● **Task prompt**
Report every line in the listing below where the string "script" shows up.
:: Input material ::
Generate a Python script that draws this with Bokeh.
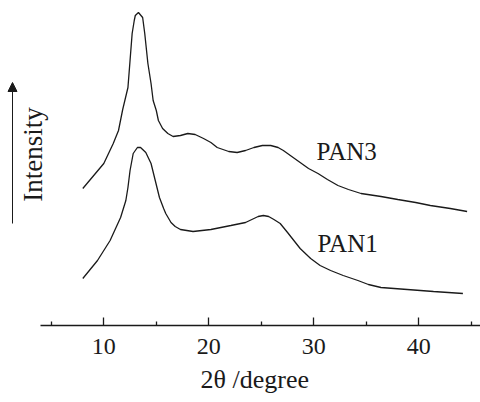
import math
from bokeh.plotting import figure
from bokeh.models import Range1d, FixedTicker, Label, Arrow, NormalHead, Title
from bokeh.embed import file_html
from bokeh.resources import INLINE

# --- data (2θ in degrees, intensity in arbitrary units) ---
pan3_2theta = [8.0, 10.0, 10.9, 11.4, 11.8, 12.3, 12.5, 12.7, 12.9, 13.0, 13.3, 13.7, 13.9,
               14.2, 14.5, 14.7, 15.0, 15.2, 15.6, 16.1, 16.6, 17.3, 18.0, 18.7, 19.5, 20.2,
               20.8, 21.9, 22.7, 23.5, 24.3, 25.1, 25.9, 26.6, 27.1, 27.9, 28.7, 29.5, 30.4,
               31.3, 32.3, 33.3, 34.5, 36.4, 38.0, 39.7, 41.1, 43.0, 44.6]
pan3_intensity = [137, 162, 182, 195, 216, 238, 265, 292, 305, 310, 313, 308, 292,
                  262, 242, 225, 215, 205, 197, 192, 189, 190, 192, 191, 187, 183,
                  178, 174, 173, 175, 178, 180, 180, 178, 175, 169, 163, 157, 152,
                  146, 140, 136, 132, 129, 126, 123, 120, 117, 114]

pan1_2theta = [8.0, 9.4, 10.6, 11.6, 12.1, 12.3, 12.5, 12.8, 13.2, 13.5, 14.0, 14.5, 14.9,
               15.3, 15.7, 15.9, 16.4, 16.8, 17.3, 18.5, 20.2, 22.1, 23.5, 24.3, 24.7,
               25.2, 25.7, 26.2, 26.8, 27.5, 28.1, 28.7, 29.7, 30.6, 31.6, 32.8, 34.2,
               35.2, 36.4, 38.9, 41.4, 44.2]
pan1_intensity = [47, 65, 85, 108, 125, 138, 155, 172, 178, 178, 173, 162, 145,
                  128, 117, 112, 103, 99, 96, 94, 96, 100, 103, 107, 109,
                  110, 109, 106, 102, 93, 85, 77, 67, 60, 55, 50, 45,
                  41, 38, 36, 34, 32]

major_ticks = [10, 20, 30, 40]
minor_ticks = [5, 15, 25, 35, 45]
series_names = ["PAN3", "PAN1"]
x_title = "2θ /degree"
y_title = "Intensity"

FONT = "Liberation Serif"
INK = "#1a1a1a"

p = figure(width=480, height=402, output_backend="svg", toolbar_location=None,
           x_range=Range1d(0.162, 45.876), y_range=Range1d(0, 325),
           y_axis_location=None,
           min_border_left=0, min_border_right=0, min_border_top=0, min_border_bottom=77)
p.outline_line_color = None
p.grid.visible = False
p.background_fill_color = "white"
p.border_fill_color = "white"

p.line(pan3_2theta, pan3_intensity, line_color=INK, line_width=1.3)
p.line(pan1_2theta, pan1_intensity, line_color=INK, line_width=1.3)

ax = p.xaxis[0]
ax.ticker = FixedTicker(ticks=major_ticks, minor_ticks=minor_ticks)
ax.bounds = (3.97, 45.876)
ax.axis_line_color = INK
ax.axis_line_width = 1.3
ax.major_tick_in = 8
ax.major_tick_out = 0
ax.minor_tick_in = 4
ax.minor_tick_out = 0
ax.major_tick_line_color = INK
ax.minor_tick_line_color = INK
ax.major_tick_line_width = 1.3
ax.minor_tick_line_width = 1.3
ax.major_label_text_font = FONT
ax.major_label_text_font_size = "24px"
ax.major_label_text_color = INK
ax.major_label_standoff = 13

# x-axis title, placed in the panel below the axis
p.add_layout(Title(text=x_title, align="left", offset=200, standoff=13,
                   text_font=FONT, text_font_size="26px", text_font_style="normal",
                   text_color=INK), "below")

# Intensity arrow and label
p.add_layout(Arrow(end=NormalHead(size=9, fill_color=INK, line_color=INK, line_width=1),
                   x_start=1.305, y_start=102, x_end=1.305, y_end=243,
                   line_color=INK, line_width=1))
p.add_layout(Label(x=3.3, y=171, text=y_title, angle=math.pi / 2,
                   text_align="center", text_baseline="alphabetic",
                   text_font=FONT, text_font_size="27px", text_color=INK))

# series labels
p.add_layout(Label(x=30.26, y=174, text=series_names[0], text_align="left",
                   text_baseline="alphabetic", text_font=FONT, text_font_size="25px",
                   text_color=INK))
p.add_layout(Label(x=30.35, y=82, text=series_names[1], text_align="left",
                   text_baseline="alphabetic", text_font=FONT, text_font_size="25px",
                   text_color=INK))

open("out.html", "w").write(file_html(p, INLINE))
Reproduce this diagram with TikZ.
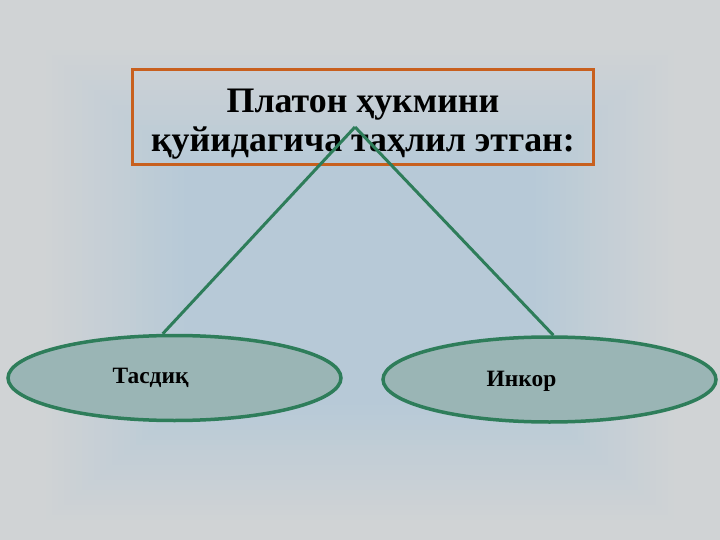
:::
:: Input material ::
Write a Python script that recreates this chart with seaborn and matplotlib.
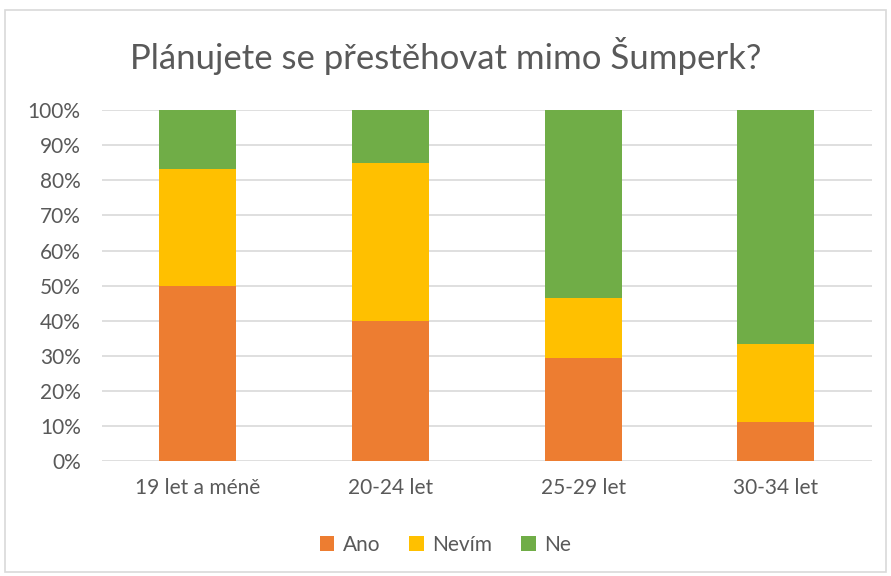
:::
● **Solution**
Generate a Python script that draws this with Bokeh.
Write a Python script that recreates this chart with seaborn and matplotlib.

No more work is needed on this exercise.